Jagung Manis Merah has a sweet flavor and tender, crisp consistency best suited for both raw and cooked applications, including grilling, steaming, stir-frying, blanching, pureeing, and roasting. The pigmented corn can be used as a substitute in any recipe calling for white sweet corn, and the kernels can be shaved off of the cob and tossed into salads, chopped into salsa, or minced and blended into sauces. Jagung Manis Merah can also be served in soups and stews, steamed and coated in spices, or fried into patties. Beyond savory dishes, Jagung Manis Merah is frequently combined with sweet ingredients to make dessert puddings, ice cream, custards, and porridges. The red kernels can also be baked into bread, cakes, and biscuits. Jagung Manis Merah pairs well with aromatics such as lemongrass, garlic, onions, shallots, and galangal, spinach, celery, bell pepper, carrots, cauliflower, avocado, coconut, and a sweet soy sauce known as kecap manis. Sweet corn has a shorter shelf life than other corn varieties as the sugars are often converted into starches, losing the corn’s sweet taste. If the kernels are still on the cob, they should be stored with the husks intact in the refrigerator. Kernels removed from the cob should be kept in a sealed container and stored in the refrigerator for up to a week. When frozen, kernels will keep 3 to 6 months.
Jagung manis, translating to “sweet corn” in English, is a popular street food served as an afternoon snack throughout Indonesia. Sweet corn is a versatile ingredient that can be paired with both sweet and savory ingredients to create varying dishes. One of the most popular street snack foods is bakwan jagung, or corn fritters. The small, crispy pancake-like snacks are traditionally mixed with sweet corn, garlic, and some sort of vegetable like bell pepper or celery to create a flavorful batter that is then fried. The fritters are traditionally served with vinegar dips or chili sauce and can be easily carried on the go. Sweet corn is also frequently coated in butter and served in small cups. These snack cups can be topped with coconut milk, cheese, barbeque sauce, or any other sauce the vendor may carry. In addition to savory street food, sweet corn is blended to make sweet corn ice cream, a favorite cooling snack for children on hot days.

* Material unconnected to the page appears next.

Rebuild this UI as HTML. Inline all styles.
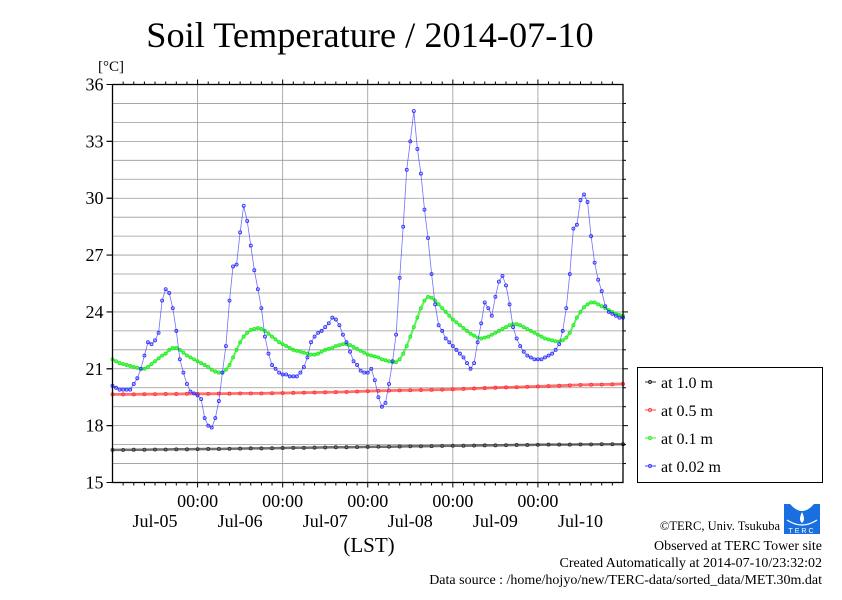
<!DOCTYPE html>
<html><head><meta charset="utf-8"><style>
html,body{margin:0;padding:0;background:#fff;}
svg text{font-family:"Liberation Serif",serif;fill:#000;}
</style></head><body>
<svg id="chart" width="842" height="595" xmlns="http://www.w3.org/2000/svg">
<rect width="842" height="595" fill="#fff"/>
<text x="370" y="47" font-size="36.3" text-anchor="middle">Soil Temperature / 2014-07-10</text>
<text x="98" y="71" font-size="15">[°C]</text>
<text x="369" y="552" font-size="21" text-anchor="middle">(LST)</text>
<g id="grid"></g><g id="series"></g><g id="axes"></g>
<g>
<rect x="637.5" y="367.5" width="185" height="115" fill="#fff" stroke="#000" stroke-width="1"/>
<g><line x1="645" x2="656" y1="382" y2="382" stroke="#333"/><circle cx="650" cy="382" r="1.6" fill="none" stroke="#333"/><text x="661" y="388" font-size="16">at 1.0 m</text></g>
<g><line x1="645" x2="656" y1="410" y2="410" stroke="#f44"/><circle cx="650" cy="410" r="1.6" fill="none" stroke="#f44"/><text x="661" y="416" font-size="16">at 0.5 m</text></g>
<g><line x1="645" x2="656" y1="438" y2="438" stroke="#3e3"/><circle cx="650" cy="438" r="1.6" fill="none" stroke="#3e3"/><text x="661" y="444" font-size="16">at 0.1 m</text></g>
<g><line x1="645" x2="656" y1="466" y2="466" stroke="#44f"/><circle cx="650" cy="466" r="1.6" fill="none" stroke="#44f"/><text x="661" y="472" font-size="16">at 0.02 m</text></g>
</g>
<g>
<rect x="784" y="504" width="36" height="30" fill="#1a6fe0"/>
<path d="M790 504 Q802 518 814 504 Z" fill="#fff"/>
<path d="M802 512 Q798 520 802 523 Q806 520 802 512 Z" fill="#fff"/>
<path d="M787 520 Q802 530 817 520" stroke="#fff" fill="none" stroke-width="1.2"/>
<text x="802" y="533" font-size="7" text-anchor="middle" style="fill:#fff;font-family:'Liberation Sans',sans-serif" letter-spacing="2">TERC</text>
</g>
<text x="780" y="530" font-size="12.5" text-anchor="end">©TERC, Univ. Tsukuba</text>
<text x="822" y="550" font-size="14" text-anchor="end">Observed at TERC Tower site</text>
<text x="822" y="567" font-size="14" text-anchor="end">Created Automatically at 2014-07-10/23:32:02</text>
<text x="822" y="584" font-size="14" text-anchor="end">Data source : /home/hojyo/new/TERC-data/sorted_data/MET.30m.dat</text>
</svg>
<script>
const yTicks=[15,18,21,24,27,30,33,36];
const dayTickHours=[24,48,72,96,120];
const dayLabels=["Jul-05","Jul-06","Jul-07","Jul-08","Jul-09","Jul-10"];
const blueHourly=[20.1,20.0,19.9,19.9,19.9,19.9,20.2,20.5,21.0,21.7,22.4,22.3,22.5,22.9,24.6,25.2,25.0,24.2,23.0,21.5,20.8,20.2,19.8,19.7,19.6,19.4,18.4,18.0,17.9,18.4,19.3,20.8,22.2,24.6,26.4,26.5,28.2,29.6,28.8,27.5,26.2,25.2,24.2,22.7,21.8,21.2,21.0,20.8,20.7,20.7,20.6,20.6,20.6,20.8,21.1,21.6,22.4,22.7,22.9,23.0,23.2,23.4,23.7,23.6,23.3,22.8,22.4,21.9,21.4,21.2,20.9,20.8,20.8,21.0,20.4,19.5,19.0,19.2,20.2,21.4,22.8,25.8,28.5,31.5,33.0,34.6,32.6,31.3,29.4,27.9,26.0,24.4,23.3,23.0,22.6,22.4,22.2,22.0,21.8,21.6,21.3,21.0,21.3,22.4,23.4,24.5,24.2,23.8,24.8,25.6,25.9,25.4,24.4,23.2,22.6,22.2,21.9,21.7,21.6,21.5,21.5,21.5,21.6,21.7,21.8,22.0,22.3,23.0,24.2,26.0,28.4,28.6,29.9,30.2,29.8,28.0,26.6,25.7,25.1,24.3,24.0,23.9,23.8,23.7,23.7];
const greenHourly=[21.5,21.4,21.3,21.25,21.2,21.15,21.1,21.05,21.0,21.0,21.1,21.25,21.4,21.55,21.7,21.8,22.0,22.1,22.1,22.0,21.85,21.7,21.6,21.5,21.4,21.3,21.2,21.1,20.95,20.85,20.8,20.8,20.95,21.2,21.6,22.0,22.4,22.7,22.9,23.05,23.1,23.15,23.1,23.0,22.85,22.7,22.55,22.4,22.3,22.2,22.1,22.0,21.95,21.9,21.85,21.8,21.75,21.75,21.8,21.9,22.0,22.05,22.1,22.2,22.25,22.3,22.3,22.25,22.15,22.05,21.95,21.85,21.75,21.7,21.65,21.6,21.5,21.45,21.4,21.35,21.35,21.5,21.8,22.2,22.7,23.2,23.7,24.2,24.6,24.8,24.75,24.6,24.4,24.2,24.0,23.8,23.6,23.45,23.3,23.15,23.0,22.85,22.75,22.65,22.6,22.65,22.7,22.8,22.9,23.0,23.1,23.2,23.3,23.35,23.35,23.3,23.2,23.1,23.0,22.9,22.8,22.7,22.6,22.55,22.5,22.45,22.45,22.5,22.65,22.9,23.3,23.7,24.0,24.25,24.4,24.5,24.5,24.4,24.3,24.2,24.1,24.0,23.9,23.85,23.8];
const red3h=[19.65,19.65,19.65,19.66,19.66,19.67,19.67,19.68,19.68,19.68,19.69,19.69,19.7,19.7,19.7,19.71,19.72,19.73,19.74,19.75,19.76,19.77,19.78,19.8,19.82,19.84,19.85,19.86,19.87,19.88,19.89,19.9,19.92,19.94,19.96,19.98,20.0,20.02,20.03,20.05,20.07,20.09,20.11,20.13,20.15,20.16,20.17,20.18,20.2];
const black3h=[16.72,16.72,16.73,16.73,16.74,16.74,16.75,16.75,16.76,16.77,16.77,16.78,16.79,16.8,16.8,16.81,16.82,16.83,16.83,16.84,16.85,16.86,16.86,16.87,16.88,16.89,16.89,16.9,16.91,16.91,16.92,16.93,16.94,16.94,16.95,16.96,16.96,16.97,16.98,16.98,16.99,17.0,17.0,17.0,17.01,17.01,17.02,17.02,17.02];

const NS="http://www.w3.org/2000/svg";
const L=112.5,R=623,T=84.5,B=482.5;
const xS=h=>L+(R-L)*h/144;
const yS=v=>B-(B-T)*(v-15)/21;
function mk(tag,attrs,parent){const e=document.createElementNS(NS,tag);for(const k in attrs)e.setAttribute(k,attrs[k]);parent.appendChild(e);return e;}
const grid=document.getElementById('grid'),axes=document.getElementById('axes'),series=document.getElementById('series');
for(let v=16;v<36;v++){const g=mk('line',{x1:L,x2:R,y1:yS(v),y2:yS(v),stroke:'#999','stroke-width':0.8},grid);

}
dayTickHours.forEach((h,i)=>{const g=mk('line',{x1:xS(h),x2:xS(h),y1:T,y2:B,stroke:'#999','stroke-width':0.8},grid);


const t=mk('text',{x:xS(h),y:507,'font-size':18,'text-anchor':'middle'},axes);t.textContent='00:00';

});
dayLabels.forEach((d,i)=>{const t=mk('text',{x:xS(12+24*i),y:527,'font-size':18,'text-anchor':'middle'},axes);t.textContent=d;

});
for(let h=3;h<144;h+=3){const big=h%24===0;mk('line',{x1:xS(h),x2:xS(h),y1:B,y2:B+(big?5:3),stroke:'#000'},axes);mk('line',{x1:xS(h),x2:xS(h),y1:T,y2:T-(big?5:3),stroke:'#000'},axes);}
for(let v=16;v<36;v++){const big=v%3===0;mk('line',{x1:L,x2:L-(big?6:0),y1:yS(v),y2:yS(v),stroke:'#000'},axes);mk('line',{x1:R,x2:R+(big?5:3),y1:yS(v),y2:yS(v),stroke:'#000'},axes);}
yTicks.forEach(v=>{mk('line',{x1:L-6,x2:L,y1:yS(v),y2:yS(v),stroke:'#000'},axes);const t=mk('text',{x:L-9,y:yS(v)+6,'font-size':18,'text-anchor':'end'},axes);t.textContent=v;

});
const fr=mk('rect',{x:L,y:T,width:R-L,height:B-T,fill:'none',stroke:'#000','stroke-width':1.3},axes);


function drawSeries(vals,step,color,name,sw){
 const g=mk('g',{},series);
 
 
 const pts=vals.map((v,i)=>xS(i*step).toFixed(1)+','+yS(v).toFixed(1)).join(' ');
 mk('polyline',{points:pts,fill:'none',stroke:color,'stroke-width':sw,'stroke-opacity':0.7},g);
 vals.forEach((v,i)=>mk('circle',{cx:xS(i*step),cy:yS(v),r:1.5,fill:'none',stroke:color,'stroke-width':0.9},g));
}
drawSeries(black3h,3,'#333','series-1m',2.5);
drawSeries(red3h,3,'#f33','series-05m',2.8);
drawSeries(greenHourly,1,'#2e2','series-01m',2.2);
drawSeries(blueHourly,1,'#33f','series-002m',0.8);
</script>
</body></html>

Jagung Manis Merah cultivars are descendants of ancient corn varieties created from hybridizing native species from South America, specifically Peru, with other grass family crops found wild in Central America. Over time, these species were selectively bred to exhibit desired characteristics and were introduced into North America. Native American tribes further expanded cultivation, discovering a sweet mutation in the fields, and developed multiple types of sweet corn and field corn. Corn was later spread worldwide through European explorers and was believed to have been introduced into Malaysia and other regions of Southeast Asia during the 16th century through Dutch and Portuguese colonists. Once sweet corn became a favored type of corn for fresh eating and canning worldwide, many new hybrid varieties were created, including red sweet corn, to showcase improved flavor, appearance, and growth characteristics. Jagung Manis Merah is a general descriptor of multiple red sweet corn varieties grown throughout Malaysia and Indonesia. Many of these varieties were imported via seeds from the United States, but some red sweet corn varieties were selectively bred through research programs in Southeast Asia in the 19th and 20th centuries to cultivate crops better suited for the region’s humid, tropical climate. Today Jagung Manis Merah can be found through local markets across Malaysia and Indonesia and are considered a rarer type of sweet corn compared to white sweet corn.